### Work required
Stop at the line containing "linestyle=ls, linewidth=lw, label=name)": write out every line from the beginning of the entries up to and including it, minus the pictures.

### Material provided
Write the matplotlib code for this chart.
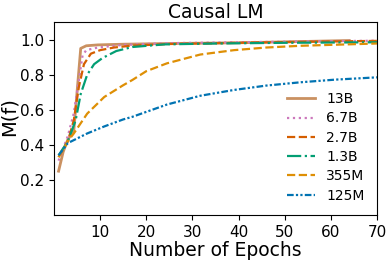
import matplotlib.pyplot as plt

# epochs and M(f) values per model size
ep_13b = [1, 2, 3, 4.3, 5.8, 7, 9.5, 15, 25, 40, 55, 64]
mf_13b = [0.25, 0.36, 0.43, 0.48, 0.95, 0.965, 0.97, 0.974, 0.978, 0.982, 0.99, 0.995]

ep_6_7b = [1, 3, 4.3, 5.4, 6.2, 7, 9.5, 15, 25, 40, 55, 70]
mf_6_7b = [0.31, 0.45, 0.58, 0.77, 0.91, 0.94, 0.955, 0.97, 0.98, 0.985, 0.99, 0.994]

ep_2_7b = [1, 3, 4.3, 5.4, 6.5, 8, 10, 13, 17, 25, 40, 55, 70]
mf_2_7b = [0.33, 0.42, 0.54, 0.73, 0.86, 0.92, 0.94, 0.955, 0.966, 0.975, 0.982, 0.988, 0.993]

ep_1_3b = [1, 3, 4.7, 5.8, 7.2, 8.7, 10.5, 13.5, 17, 24, 35, 50, 70]
mf_1_3b = [0.34, 0.42, 0.54, 0.69, 0.8, 0.86, 0.895, 0.935, 0.958, 0.973, 0.978, 0.982, 0.985]

ep_355m = [1, 3, 4.3, 7.2, 10.9, 15, 17, 20, 24.5, 31.7, 39, 46, 53.5, 61, 70]
mf_355m = [0.33, 0.42, 0.465, 0.578, 0.673, 0.74, 0.77, 0.82, 0.865, 0.915, 0.94, 0.955, 0.965, 0.971, 0.978]

ep_125m = [1, 3, 7.2, 10.9, 15, 17, 24.5, 31.7, 39, 46, 53.5, 61, 70]
mf_125m = [0.34, 0.41, 0.465, 0.505, 0.545, 0.56, 0.63, 0.68, 0.713, 0.738, 0.757, 0.772, 0.785]

series = [
    ("13B", ep_13b, mf_13b, "#ca9161", "-", 2.0),
    ("6.7B", ep_6_7b, mf_6_7b, "#cc78bc", ":", 1.6),
    ("2.7B", ep_2_7b, mf_2_7b, "#d55e00", "--", 1.6),
    ("1.3B", ep_1_3b, mf_1_3b, "#029e73", "-.", 1.6),
    ("355M", ep_355m, mf_355m, "#de8f05", "--", 1.6),
    ("125M", ep_125m, mf_125m, "#0173b2", (0, (3, 1, 1, 1, 1, 1)), 1.6),
]

fig = plt.figure(figsize=(3.91, 2.6), dpi=100)
ax = fig.add_axes([0.138, 0.173, 0.826, 0.742])

for name, ep, mf, col, ls, lw in series:
    ax.plot(ep, mf, color=col, linestyle=ls, linewidth=lw, label=name)

ax.set_xlim(0, 70)
ax.set_ylim(0.0, 1.1)
ax.set_xticks([10, 20, 30, 40, 50, 60, 70])
ax.set_yticks([0.2, 0.4, 0.6, 0.8, 1.0])
ax.tick_params(labelsize=11)
ax.set_xlabel("Number of Epochs", fontsize=13.5, labelpad=1)
ax.set_ylabel("M(f)", fontsize=14)
ax.yaxis.set_label_coords(-0.11, 0.51)
ax.set_title("Causal LM", fontsize=13.5, pad=3)
ax.legend(loc="lower right", frameon=False, fontsize=10, labelspacing=0.38,
          handlelength=2.0)

fig.savefig("out.png", dpi=100)
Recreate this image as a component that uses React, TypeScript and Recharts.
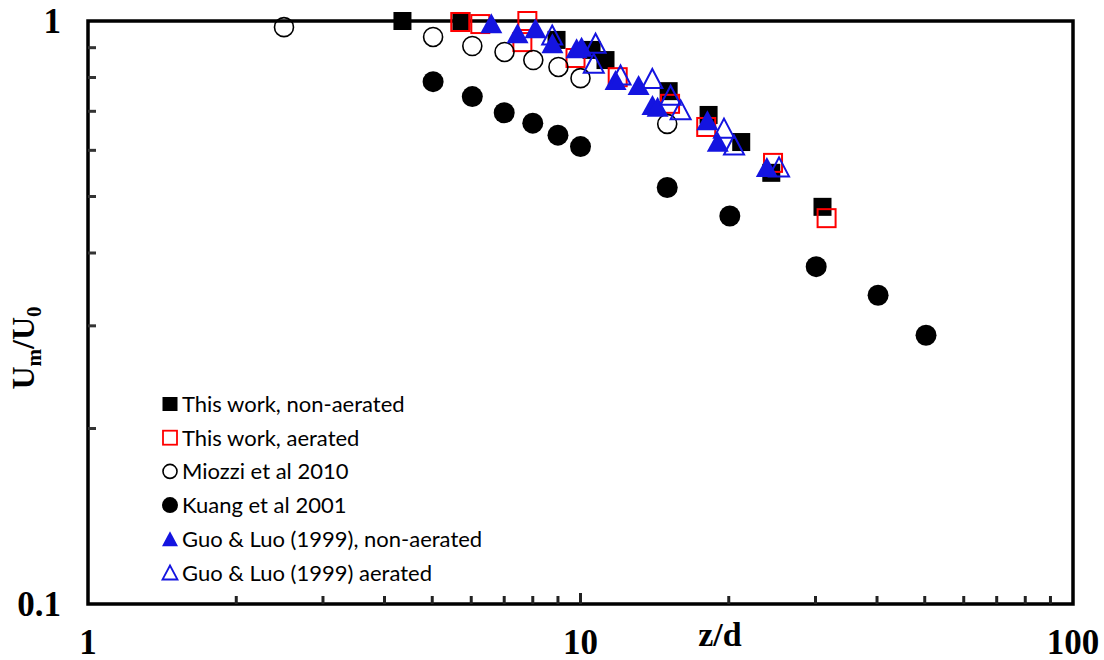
import React from 'react';
import { ScatterChart, Scatter, XAxis, YAxis, ReferenceArea, Legend, Label } from 'recharts';

// ---------- data ----------
const X_TICKS = [1, 2, 3, 4, 5, 6, 7, 8, 9, 10, 20, 30, 40, 50, 60, 70, 80, 90, 100];
const X_LABELS = [1, 10, 100];
const Y_TICKS = [0.1, 0.2, 0.3, 0.4, 0.5, 0.6, 0.7, 0.8, 0.9, 1];
const Y_LABELS = [0.1, 1];

const THIS_NON_X = [4.35, 5.73, 8.94, 10.53, 11.24, 15.1, 18.2, 21.2, 24.4, 31.0];
const THIS_NON_Y = [1.0, 1.0, 0.928, 0.892, 0.857, 0.758, 0.69, 0.62, 0.549, 0.48];

const THIS_AER_X = [5.7, 6.26, 7.8, 7.62, 9.77, 11.9, 15.2, 18.0, 24.6, 31.6];
const THIS_AER_Y = [0.996, 0.988, 1.0, 0.92, 0.864, 0.801, 0.721, 0.658, 0.571, 0.459];

const MIOZZI_X = [2.5, 5.02, 6.03, 7.01, 8.02, 9.02, 10.0, 15.0];
const MIOZZI_Y = [0.976, 0.939, 0.906, 0.885, 0.857, 0.834, 0.798, 0.666];

const KUANG_X = [5.02, 6.03, 7.0, 8.0, 9.0, 10.0, 15.0, 20.1, 30.1, 40.2, 50.3];
const KUANG_Y = [0.787, 0.742, 0.696, 0.668, 0.637, 0.609, 0.518, 0.463, 0.379, 0.3385, 0.289];

const GUO_NON_X = [6.59, 7.45, 8.1, 8.77, 9.82, 10.05, 11.78, 13.12, 14.0, 14.34, 18.1, 19.0, 23.9];
const GUO_NON_Y = [0.991, 0.953, 0.972, 0.916, 0.898, 0.903, 0.792, 0.777, 0.718, 0.713, 0.676, 0.621, 0.562];

const GUO_AER_X = [8.76, 10.73, 10.64, 12.06, 13.99, 15.24, 15.97, 19.56, 20.5, 25.3];
const GUO_AER_Y = [0.946, 0.916, 0.846, 0.808, 0.797, 0.746, 0.704, 0.655, 0.613, 0.562];

const SERIES_NAMES = [
  'This work, non-aerated',
  'This work, aerated',
  'Miozzi et al 2010',
  'Kuang et al 2001',
  'Guo & Luo (1999), non-aerated',
  'Guo & Luo (1999) aerated',
];

const BLUE = '#1414e0';
const RED = '#ff0000';

const toPts = (xs: number[], ys: number[]) => xs.map((x, i) => ({ x, y: ys[i] }));

// ---------- marker shapes ----------
const FilledSquare = (p: any) => <rect x={p.cx - 9} y={p.cy - 9} width={18} height={18} fill="#000" />;
const OpenSquare = (p: any) => (
  <rect x={p.cx - 9} y={p.cy - 9} width={18} height={18} fill="none" stroke={RED} strokeWidth={2} />
);
const OpenCircle = (p: any) => <circle cx={p.cx} cy={p.cy} r={9.5} fill="none" stroke="#000" strokeWidth={1.6} />;
const FilledCircle = (p: any) => <circle cx={p.cx} cy={p.cy} r={10.5} fill="#000" />;
const triPath = (cx: number, cy: number, w: number, h: number) =>
  `M${cx},${cy - h / 2} L${cx + w / 2},${cy + h / 2} L${cx - w / 2},${cy + h / 2} Z`;
const FilledTri = (p: any) => <path d={triPath(p.cx, p.cy, 22, 20)} fill={BLUE} />;
const OpenTri = (p: any) => (
  <path d={triPath(p.cx, p.cy, 20, 19)} fill="none" stroke={BLUE} strokeWidth={2} />
);

// ---------- axis ticks ----------
const SERIF = '"Liberation Serif", "Times New Roman", serif';

const XTick = (props: any) => {
  const { x, y, payload } = props;
  const v = payload.value;
  const isLabel = X_LABELS.includes(v);
  const edge = v === X_TICKS[0] || v === X_TICKS[X_TICKS.length - 1];
  return (
    <g>
      {!edge && (
        <line x1={x} x2={x} y1={y} y2={y - (isLabel ? 11 : 8)} stroke="#222" strokeWidth={3} />
      )}
      {isLabel && (
        <text x={x} y={y + 50} textAnchor="middle" fontFamily={SERIF} fontWeight="bold" fontSize={35} fill="#000">
          {v}
        </text>
      )}
    </g>
  );
};

const YTick = (props: any) => {
  const { x, y, payload } = props;
  const v = payload.value;
  const isLabel = Y_LABELS.includes(v);
  const edge = v === Y_TICKS[0] || v === Y_TICKS[Y_TICKS.length - 1];
  return (
    <g>
      {!edge && <line x1={x} x2={x + 8} y1={y} y2={y} stroke="#333" strokeWidth={3} />}
      {isLabel && (
        <text x={x - 27} y={y + 12} textAnchor="end" fontFamily={SERIF} fontWeight="bold" fontSize={35} fill="#000">
          {v}
        </text>
      )}
    </g>
  );
};

const XLabel = () => (
  <text x={720} y={646} textAnchor="middle" fontFamily={SERIF} fontWeight="bold" fontSize={34} fill="#000">
    z/d
  </text>
);

const YLabel = () => (
  <text
    transform="translate(34,348) rotate(-90)"
    textAnchor="middle"
    fontFamily={SERIF}
    fontWeight="bold"
    fontSize={32}
    fill="#000"
  >
    <tspan>U</tspan>
    <tspan fontSize={21} dy={7}>m</tspan>
    <tspan dy={-7}>/U</tspan>
    <tspan fontSize={21} dy={7}>0</tspan>
  </text>
);

// ---------- legend ----------
const legendIcon = (i: number, cx: number, cy: number) => {
  switch (i) {
    case 0:
      return <rect x={cx - 7.5} y={cy - 7} width={15} height={14} fill="#000" />;
    case 1:
      return <rect x={cx - 7} y={cy - 7} width={14} height={14} fill="none" stroke={RED} strokeWidth={1.8} />;
    case 2:
      return <circle cx={cx} cy={cy} r={7} fill="none" stroke="#000" strokeWidth={1.6} />;
    case 3:
      return <circle cx={cx} cy={cy} r={8} fill="#000" />;
    case 4:
      return <path d={triPath(cx, cy, 16, 15)} fill={BLUE} />;
    default:
      return <path d={triPath(cx, cy, 15, 14)} fill="none" stroke={BLUE} strokeWidth={1.8} />;
  }
};

const LegendContent = () => (
  <svg width={380} height={210} style={{ display: 'block' }}>
    {SERIES_NAMES.map((name, i) => {
      const cy = 12 + i * 33.7;
      return (
        <g key={name}>
          {legendIcon(i, 15, cy)}
          <text x={27} y={cy + 8} fontFamily="Lato, 'Open Sans', sans-serif" fontSize={22} fill="#000">
            {name}
          </text>
        </g>
      );
    })}
  </svg>
);

export default function App() {
  return (
    <div style={{ position: 'absolute', left: 0, top: 0, width: 1104, height: 660, background: '#fff' }}>
      <ScatterChart width={1104} height={660} margin={{ top: 21, right: 31, bottom: 0, left: 0 }}>
        <XAxis
          dataKey="x"
          type="number"
          scale="log"
          domain={[1, 100]}
          ticks={X_TICKS}
          interval={0}
          height={56}
          tickSize={0}
          tickMargin={0}
          tickLine={false}
          axisLine={false}
          tick={<XTick />}
        >
          <Label content={<XLabel />} />
        </XAxis>
        <YAxis
          dataKey="y"
          type="number"
          scale="log"
          domain={[0.1, 1]}
          ticks={Y_TICKS}
          interval={0}
          width={88}
          tickSize={0}
          tickMargin={0}
          tickLine={false}
          axisLine={false}
          tick={<YTick />}
        >
          <Label content={<YLabel />} />
        </YAxis>
        <ReferenceArea x1={1} x2={100} y1={0.1} y2={1} fill="none" fillOpacity={0} stroke="#000" strokeWidth={3.5} />
        <Legend
          layout="vertical"
          align="center"
          verticalAlign="middle"
          content={<LegendContent />}
          wrapperStyle={{ position: 'absolute', left: 155, top: 392, width: 380, height: 210 }}
        />
        <Scatter name={SERIES_NAMES[0]} data={toPts(THIS_NON_X, THIS_NON_Y)} shape={FilledSquare} isAnimationActive={false} />
        <Scatter name={SERIES_NAMES[1]} data={toPts(THIS_AER_X, THIS_AER_Y)} shape={OpenSquare} isAnimationActive={false} />
        <Scatter name={SERIES_NAMES[2]} data={toPts(MIOZZI_X, MIOZZI_Y)} shape={OpenCircle} isAnimationActive={false} />
        <Scatter name={SERIES_NAMES[3]} data={toPts(KUANG_X, KUANG_Y)} shape={FilledCircle} isAnimationActive={false} />
        <Scatter name={SERIES_NAMES[4]} data={toPts(GUO_NON_X, GUO_NON_Y)} shape={FilledTri} isAnimationActive={false} />
        <Scatter name={SERIES_NAMES[5]} data={toPts(GUO_AER_X, GUO_AER_Y)} shape={OpenTri} isAnimationActive={false} />
      </ScatterChart>
    </div>
  );
}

### The completed task
Write the matplotlib code for this chart.
import matplotlib.pyplot as plt

# epochs and M(f) values per model size
ep_13b = [1, 2, 3, 4.3, 5.8, 7, 9.5, 15, 25, 40, 55, 64]
mf_13b = [0.25, 0.36, 0.43, 0.48, 0.95, 0.965, 0.97, 0.974, 0.978, 0.982, 0.99, 0.995]

ep_6_7b = [1, 3, 4.3, 5.4, 6.2, 7, 9.5, 15, 25, 40, 55, 70]
mf_6_7b = [0.31, 0.45, 0.58, 0.77, 0.91, 0.94, 0.955, 0.97, 0.98, 0.985, 0.99, 0.994]

ep_2_7b = [1, 3, 4.3, 5.4, 6.5, 8, 10, 13, 17, 25, 40, 55, 70]
mf_2_7b = [0.33, 0.42, 0.54, 0.73, 0.86, 0.92, 0.94, 0.955, 0.966, 0.975, 0.982, 0.988, 0.993]

ep_1_3b = [1, 3, 4.7, 5.8, 7.2, 8.7, 10.5, 13.5, 17, 24, 35, 50, 70]
mf_1_3b = [0.34, 0.42, 0.54, 0.69, 0.8, 0.86, 0.895, 0.935, 0.958, 0.973, 0.978, 0.982, 0.985]

ep_355m = [1, 3, 4.3, 7.2, 10.9, 15, 17, 20, 24.5, 31.7, 39, 46, 53.5, 61, 70]
mf_355m = [0.33, 0.42, 0.465, 0.578, 0.673, 0.74, 0.77, 0.82, 0.865, 0.915, 0.94, 0.955, 0.965, 0.971, 0.978]

ep_125m = [1, 3, 7.2, 10.9, 15, 17, 24.5, 31.7, 39, 46, 53.5, 61, 70]
mf_125m = [0.34, 0.41, 0.465, 0.505, 0.545, 0.56, 0.63, 0.68, 0.713, 0.738, 0.757, 0.772, 0.785]

series = [
    ("13B", ep_13b, mf_13b, "#ca9161", "-", 2.0),
    ("6.7B", ep_6_7b, mf_6_7b, "#cc78bc", ":", 1.6),
    ("2.7B", ep_2_7b, mf_2_7b, "#d55e00", "--", 1.6),
    ("1.3B", ep_1_3b, mf_1_3b, "#029e73", "-.", 1.6),
    ("355M", ep_355m, mf_355m, "#de8f05", "--", 1.6),
    ("125M", ep_125m, mf_125m, "#0173b2", (0, (3, 1, 1, 1, 1, 1)), 1.6),
]

fig = plt.figure(figsize=(3.91, 2.6), dpi=100)
ax = fig.add_axes([0.138, 0.173, 0.826, 0.742])

for name, ep, mf, col, ls, lw in series:
    ax.plot(ep, mf, color=col, linestyle=ls, linewidth=lw, label=name)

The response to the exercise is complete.